Мудр был тот человек, который первым сказал, а историки-летописцы записали его слова в фольклор русской народной мудрости: «Гора с горой не сходится, а человек с человеком всегда могут сойтись». С капитаном Козубским, командиром тяжелой артиллерийской батареи на острове Попов, с которым я расстался глубокой осенью 1942 года, мы встретились через 40 лет в мягком вагоне СВ, когда мы с женой Валей возвращались из Калининградского драматического театра, где был поставлен спектакль по моей пьесе. Рядом с нашим купе ехал, если судить по морскому командирскому кителю, правда, без погон, на котором пестрело своим разноцветьем множество орденских колодок, как мне показалось, отставной морской офицер, а то и адмирал. Чтобы сосчитать колодки и определить, что за ордена были на груди этого ветерана войны, я даже специально остановился у окна и, кося взглядом, вначале пересчитал. Их было более двадцати. Медальных планок было всего лишь четыре штуки, а остальные — боевые ордена, да какие ордена! Суворова, Ушакова, Нахимова… Длинной одноцветной полоской бросались в глаза колодки боевых орденов Красного Знамени. Как фронтовик, я знал, что ордена Суворова, Нахимова и Ушакова давались только командирам высшего ранга — генералам и адмиралам. Значения многих колодок я не знал, но счел их за ордена иностранных государств, прилегающих к берегам Северного Ледовитого океана. Как только я не напрягал свою память, чтобы вспомнить это выражение лица, этот взгляд, слегка нахмуренный и сосредоточенно задумчивый. Много раз я прошел мимо гиганта-ветерана, всякий раз вглядываясь в его лицо, то в профиль, то ища мгновения, когда он повернется в мою сторону и наши взгляды встретятся. Но память моя не срабатывала, я возвращался в свое купе, бросался на нижнюю полку, закрывал глаза и мучил свою Валю тем, что бессилен был вспомнить лицо этого человека, которое было до боли мне знакомо и известно. Валя уже начинала умолять меня, чтоб я не мучил себя и ее. Я пытался уснуть, чтобы забыться, но ничего не получалось. Мы уже проехали станцию Александров и подъезжали к моей даче в Абрамцеве, я глядел в окно, делая вид, что любуюсь этими подмосковными елочками, березами и опушенным снегом кустарником. Но вдруг в какое-то мгновение, когда наши взгляды встретились, меня словно обожгло. И я вспомнил этого человека. В купе я почти вбежал с возгласом:
— Валя, я узнал его, это наш капитан с Тихоокеанского флота! Это комбат Козубский, тогда он был такой же высокий, но очень тонкий и худощавый лицом, но глаза, глаза те же! Я пойду к нему, я разговорюсь с ним.
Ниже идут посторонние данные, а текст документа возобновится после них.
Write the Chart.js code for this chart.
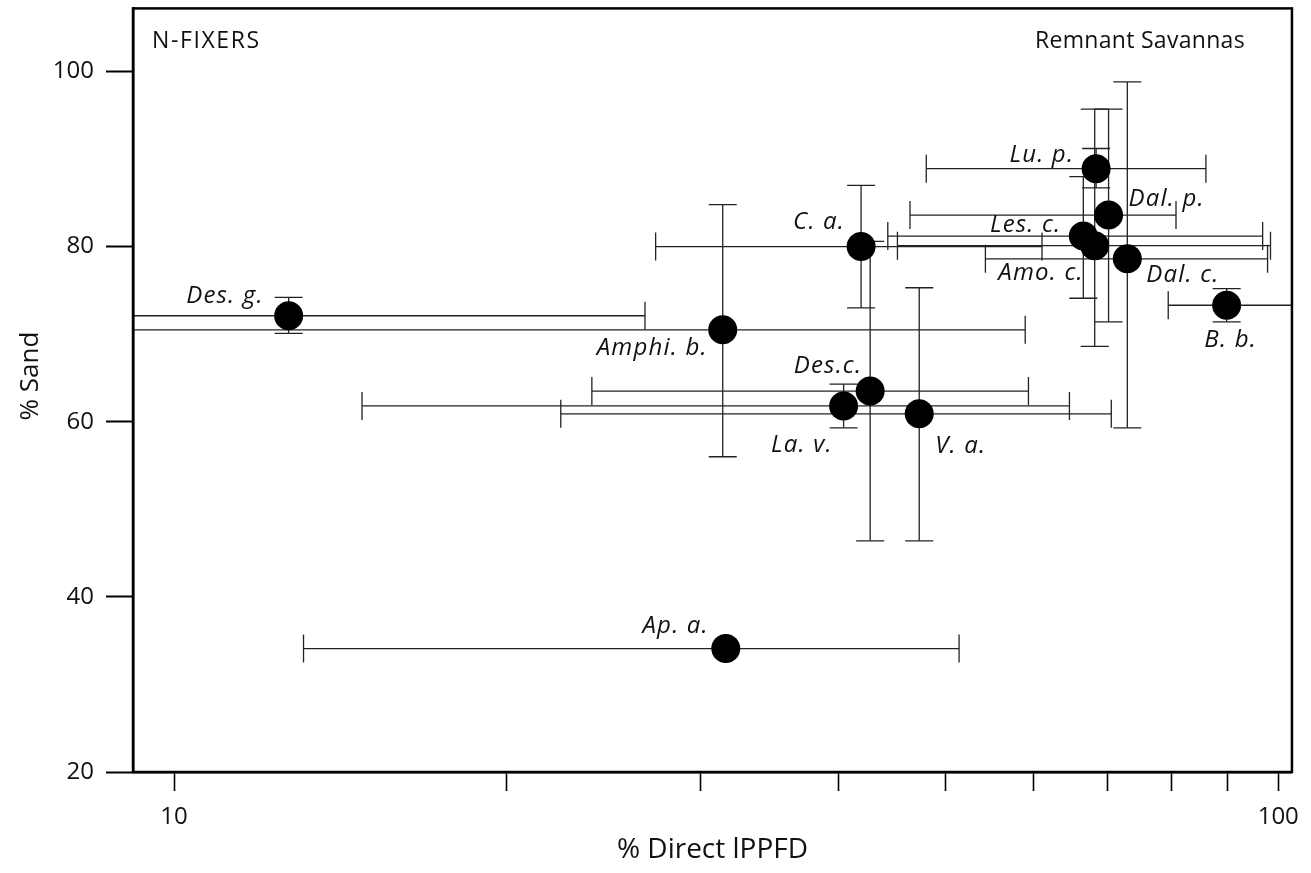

С этими словами я вышел из купе и подошел к морскому ветерану. И сейчас помню слова, которые я, слегка коснувшись его руки, произнес:
— Вы капитан Козубский?
— Козубский. Но уже давно не капитан.
— Вы командовали батареей на острове Попов в 41 и 42-м годах?
— Да, командовал.
— Я Ваш краснофлотец, моя фамилия Лазутин Иван Георгиевич. В Вашей батарее я служил на центральном посту на ТАДе.
Ветеран, словно помолодев лицом, сказал:
— О, как это было давно… А кого вы из батареи помните?